WHAT TO WORK ON: Without the pictures, print the lines running from the beginning of the material to the line containing "plt.rcParams['font.family'] = ['Liberation", both ends included.

+++ MATERIAL

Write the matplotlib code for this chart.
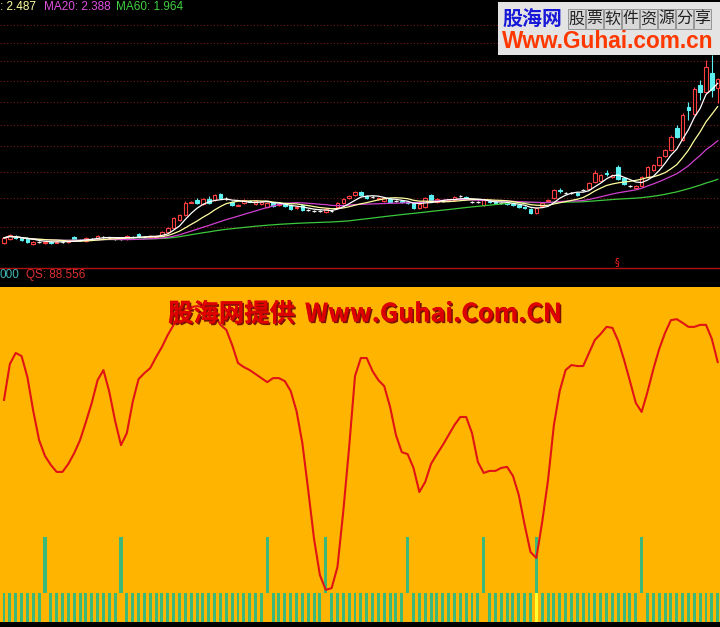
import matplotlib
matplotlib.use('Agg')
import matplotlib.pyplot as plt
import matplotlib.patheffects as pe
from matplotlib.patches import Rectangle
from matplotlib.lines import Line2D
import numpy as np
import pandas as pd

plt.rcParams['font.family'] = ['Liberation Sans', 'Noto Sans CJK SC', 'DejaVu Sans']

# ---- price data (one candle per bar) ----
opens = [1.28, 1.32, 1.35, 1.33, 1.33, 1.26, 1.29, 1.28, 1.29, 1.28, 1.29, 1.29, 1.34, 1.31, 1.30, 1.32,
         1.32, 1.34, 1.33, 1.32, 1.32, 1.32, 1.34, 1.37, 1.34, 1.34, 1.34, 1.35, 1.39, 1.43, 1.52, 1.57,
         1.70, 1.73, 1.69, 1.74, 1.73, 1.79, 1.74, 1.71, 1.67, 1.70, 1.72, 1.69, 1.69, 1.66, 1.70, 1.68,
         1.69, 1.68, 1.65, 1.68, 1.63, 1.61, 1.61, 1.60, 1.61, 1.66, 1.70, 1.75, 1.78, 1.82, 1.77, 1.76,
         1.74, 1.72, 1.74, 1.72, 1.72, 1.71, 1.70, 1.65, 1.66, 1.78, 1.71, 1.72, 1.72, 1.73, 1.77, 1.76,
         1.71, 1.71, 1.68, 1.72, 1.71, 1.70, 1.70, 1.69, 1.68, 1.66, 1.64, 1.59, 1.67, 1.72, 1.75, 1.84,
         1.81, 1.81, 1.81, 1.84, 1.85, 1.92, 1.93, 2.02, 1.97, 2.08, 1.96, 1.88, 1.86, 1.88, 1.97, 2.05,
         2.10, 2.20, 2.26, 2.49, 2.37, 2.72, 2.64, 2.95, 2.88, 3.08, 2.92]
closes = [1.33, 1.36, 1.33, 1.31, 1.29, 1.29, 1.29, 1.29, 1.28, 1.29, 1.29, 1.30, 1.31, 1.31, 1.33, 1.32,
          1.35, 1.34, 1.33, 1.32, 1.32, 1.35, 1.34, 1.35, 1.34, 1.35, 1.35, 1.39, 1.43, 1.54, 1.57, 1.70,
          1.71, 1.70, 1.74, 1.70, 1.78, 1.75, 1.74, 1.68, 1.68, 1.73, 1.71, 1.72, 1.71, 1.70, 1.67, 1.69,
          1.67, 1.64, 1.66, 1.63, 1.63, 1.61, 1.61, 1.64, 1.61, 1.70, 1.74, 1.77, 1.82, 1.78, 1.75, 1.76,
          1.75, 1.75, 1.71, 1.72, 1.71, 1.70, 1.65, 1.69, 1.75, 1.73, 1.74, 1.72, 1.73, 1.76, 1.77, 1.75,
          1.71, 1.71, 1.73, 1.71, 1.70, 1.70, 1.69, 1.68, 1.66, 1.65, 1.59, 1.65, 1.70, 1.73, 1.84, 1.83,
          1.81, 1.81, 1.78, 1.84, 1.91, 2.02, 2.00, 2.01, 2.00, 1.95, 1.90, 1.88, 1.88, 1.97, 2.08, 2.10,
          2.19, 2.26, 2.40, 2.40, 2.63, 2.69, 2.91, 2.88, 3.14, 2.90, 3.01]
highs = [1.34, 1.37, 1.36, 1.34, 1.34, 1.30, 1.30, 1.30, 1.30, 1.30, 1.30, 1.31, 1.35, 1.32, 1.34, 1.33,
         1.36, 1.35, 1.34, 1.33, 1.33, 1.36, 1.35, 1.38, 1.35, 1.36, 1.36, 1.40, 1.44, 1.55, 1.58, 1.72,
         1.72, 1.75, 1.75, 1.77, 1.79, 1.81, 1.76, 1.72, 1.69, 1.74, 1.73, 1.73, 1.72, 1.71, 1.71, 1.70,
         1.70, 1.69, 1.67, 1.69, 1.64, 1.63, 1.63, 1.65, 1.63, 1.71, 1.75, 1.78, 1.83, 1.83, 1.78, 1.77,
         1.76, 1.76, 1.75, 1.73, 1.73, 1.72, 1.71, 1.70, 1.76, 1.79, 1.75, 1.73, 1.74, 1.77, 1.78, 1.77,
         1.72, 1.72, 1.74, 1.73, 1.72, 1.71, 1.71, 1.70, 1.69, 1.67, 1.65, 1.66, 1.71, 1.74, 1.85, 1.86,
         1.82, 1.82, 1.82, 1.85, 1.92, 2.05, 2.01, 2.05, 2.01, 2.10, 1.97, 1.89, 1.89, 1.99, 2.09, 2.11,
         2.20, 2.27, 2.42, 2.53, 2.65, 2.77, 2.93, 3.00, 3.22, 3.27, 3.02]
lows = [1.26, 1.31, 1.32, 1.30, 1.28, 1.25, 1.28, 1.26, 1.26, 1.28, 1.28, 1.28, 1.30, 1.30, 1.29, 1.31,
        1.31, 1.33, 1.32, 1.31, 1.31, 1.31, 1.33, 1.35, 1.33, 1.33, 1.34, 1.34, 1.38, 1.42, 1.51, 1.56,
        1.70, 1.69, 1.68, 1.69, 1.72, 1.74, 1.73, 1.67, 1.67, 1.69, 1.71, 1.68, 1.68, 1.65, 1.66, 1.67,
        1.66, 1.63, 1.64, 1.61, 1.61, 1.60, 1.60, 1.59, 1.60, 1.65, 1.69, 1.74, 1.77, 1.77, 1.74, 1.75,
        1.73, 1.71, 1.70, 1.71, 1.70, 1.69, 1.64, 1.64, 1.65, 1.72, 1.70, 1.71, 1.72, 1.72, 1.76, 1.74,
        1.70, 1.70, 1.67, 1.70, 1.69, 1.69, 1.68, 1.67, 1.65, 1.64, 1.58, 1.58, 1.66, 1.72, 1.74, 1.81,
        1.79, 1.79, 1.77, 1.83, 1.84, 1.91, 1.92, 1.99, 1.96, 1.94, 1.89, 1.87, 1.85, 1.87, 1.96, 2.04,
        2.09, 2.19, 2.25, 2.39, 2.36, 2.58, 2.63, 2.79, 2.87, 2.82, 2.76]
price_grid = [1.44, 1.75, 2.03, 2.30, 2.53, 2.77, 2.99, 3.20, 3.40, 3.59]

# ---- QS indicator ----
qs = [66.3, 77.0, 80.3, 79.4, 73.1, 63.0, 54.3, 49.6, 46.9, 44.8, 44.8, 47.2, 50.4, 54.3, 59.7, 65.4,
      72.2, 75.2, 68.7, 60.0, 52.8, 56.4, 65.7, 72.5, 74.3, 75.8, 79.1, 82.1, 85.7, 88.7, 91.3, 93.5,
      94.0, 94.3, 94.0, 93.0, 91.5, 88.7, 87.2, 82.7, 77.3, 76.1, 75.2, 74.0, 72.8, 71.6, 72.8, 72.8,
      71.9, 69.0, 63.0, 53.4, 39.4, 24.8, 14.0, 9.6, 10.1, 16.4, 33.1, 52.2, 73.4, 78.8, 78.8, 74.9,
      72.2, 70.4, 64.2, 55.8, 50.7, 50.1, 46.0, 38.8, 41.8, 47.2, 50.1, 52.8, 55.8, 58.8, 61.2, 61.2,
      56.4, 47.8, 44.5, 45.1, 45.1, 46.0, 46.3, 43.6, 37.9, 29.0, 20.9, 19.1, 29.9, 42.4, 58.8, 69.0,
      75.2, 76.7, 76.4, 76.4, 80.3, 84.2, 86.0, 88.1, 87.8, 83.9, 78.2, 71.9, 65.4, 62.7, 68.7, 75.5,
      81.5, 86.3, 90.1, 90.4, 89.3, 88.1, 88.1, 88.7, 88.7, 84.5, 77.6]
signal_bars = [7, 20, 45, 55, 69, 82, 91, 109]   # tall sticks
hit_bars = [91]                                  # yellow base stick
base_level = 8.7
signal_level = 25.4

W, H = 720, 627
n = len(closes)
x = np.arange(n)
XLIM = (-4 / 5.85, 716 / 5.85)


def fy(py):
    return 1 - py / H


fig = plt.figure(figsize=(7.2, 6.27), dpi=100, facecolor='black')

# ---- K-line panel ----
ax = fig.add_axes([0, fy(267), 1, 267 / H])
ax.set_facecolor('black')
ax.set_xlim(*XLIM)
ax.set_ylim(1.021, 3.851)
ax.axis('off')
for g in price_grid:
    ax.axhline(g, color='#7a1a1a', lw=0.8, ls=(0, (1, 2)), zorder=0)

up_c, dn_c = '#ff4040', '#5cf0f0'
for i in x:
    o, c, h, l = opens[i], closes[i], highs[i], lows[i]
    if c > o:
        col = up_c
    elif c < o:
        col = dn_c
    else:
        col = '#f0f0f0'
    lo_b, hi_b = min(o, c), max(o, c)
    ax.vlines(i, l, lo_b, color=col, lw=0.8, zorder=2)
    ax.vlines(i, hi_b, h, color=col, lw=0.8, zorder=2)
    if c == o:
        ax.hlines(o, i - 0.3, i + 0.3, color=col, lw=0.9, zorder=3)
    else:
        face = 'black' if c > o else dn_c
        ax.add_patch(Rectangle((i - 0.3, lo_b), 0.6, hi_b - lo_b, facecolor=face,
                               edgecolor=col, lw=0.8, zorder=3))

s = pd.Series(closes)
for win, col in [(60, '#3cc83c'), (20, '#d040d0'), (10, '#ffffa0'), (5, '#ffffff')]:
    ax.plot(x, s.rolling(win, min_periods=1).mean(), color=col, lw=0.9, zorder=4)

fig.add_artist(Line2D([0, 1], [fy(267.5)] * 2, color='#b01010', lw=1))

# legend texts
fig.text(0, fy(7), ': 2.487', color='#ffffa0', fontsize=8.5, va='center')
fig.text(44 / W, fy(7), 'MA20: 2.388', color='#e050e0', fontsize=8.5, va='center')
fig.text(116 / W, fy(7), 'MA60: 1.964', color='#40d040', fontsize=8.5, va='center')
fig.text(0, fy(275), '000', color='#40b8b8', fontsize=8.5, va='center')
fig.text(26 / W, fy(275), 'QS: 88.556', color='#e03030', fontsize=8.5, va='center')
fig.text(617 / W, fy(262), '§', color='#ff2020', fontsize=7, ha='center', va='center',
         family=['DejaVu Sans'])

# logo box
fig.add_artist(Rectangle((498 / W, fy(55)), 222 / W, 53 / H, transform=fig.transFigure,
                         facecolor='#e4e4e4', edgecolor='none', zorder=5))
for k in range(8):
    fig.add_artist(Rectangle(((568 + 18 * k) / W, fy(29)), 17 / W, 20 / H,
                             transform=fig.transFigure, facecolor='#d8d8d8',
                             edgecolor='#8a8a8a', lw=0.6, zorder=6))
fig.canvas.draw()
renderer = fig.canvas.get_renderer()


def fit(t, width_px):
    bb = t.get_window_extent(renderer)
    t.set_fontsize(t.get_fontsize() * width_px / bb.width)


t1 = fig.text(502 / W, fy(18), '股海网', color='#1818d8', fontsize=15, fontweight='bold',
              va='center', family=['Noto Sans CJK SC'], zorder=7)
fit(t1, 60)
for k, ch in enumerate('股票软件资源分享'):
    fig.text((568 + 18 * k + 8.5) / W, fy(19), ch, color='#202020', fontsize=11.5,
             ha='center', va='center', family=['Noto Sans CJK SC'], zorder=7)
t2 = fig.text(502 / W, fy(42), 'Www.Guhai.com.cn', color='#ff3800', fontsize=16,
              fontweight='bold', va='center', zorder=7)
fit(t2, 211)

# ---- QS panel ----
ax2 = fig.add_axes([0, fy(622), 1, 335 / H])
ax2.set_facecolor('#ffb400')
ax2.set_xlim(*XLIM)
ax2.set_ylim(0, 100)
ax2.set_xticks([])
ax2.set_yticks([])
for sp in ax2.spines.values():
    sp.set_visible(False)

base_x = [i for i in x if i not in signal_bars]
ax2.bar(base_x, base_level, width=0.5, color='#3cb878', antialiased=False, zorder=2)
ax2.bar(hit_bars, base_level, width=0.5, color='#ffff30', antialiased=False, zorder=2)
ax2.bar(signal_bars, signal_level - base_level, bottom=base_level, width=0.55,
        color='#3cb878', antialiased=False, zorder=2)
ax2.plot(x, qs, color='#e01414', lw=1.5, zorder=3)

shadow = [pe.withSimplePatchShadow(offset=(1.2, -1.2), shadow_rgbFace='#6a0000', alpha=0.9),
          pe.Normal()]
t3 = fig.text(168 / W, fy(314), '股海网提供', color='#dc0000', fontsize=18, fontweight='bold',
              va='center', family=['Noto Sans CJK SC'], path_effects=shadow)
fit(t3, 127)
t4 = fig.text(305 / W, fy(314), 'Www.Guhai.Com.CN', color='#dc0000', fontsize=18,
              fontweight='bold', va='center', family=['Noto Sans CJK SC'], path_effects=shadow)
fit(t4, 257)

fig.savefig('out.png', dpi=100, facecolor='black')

++++++

WRITTEN REPLY:
Write the matplotlib code for this chart.
import matplotlib
matplotlib.use('Agg')
import matplotlib.pyplot as plt
import matplotlib.patheffects as pe
from matplotlib.patches import Rectangle
from matplotlib.lines import Line2D
import numpy as np
import pandas as pd

plt.rcParams['font.family'] = ['Liberation Sans', 'Noto Sans CJK SC', 'DejaVu Sans']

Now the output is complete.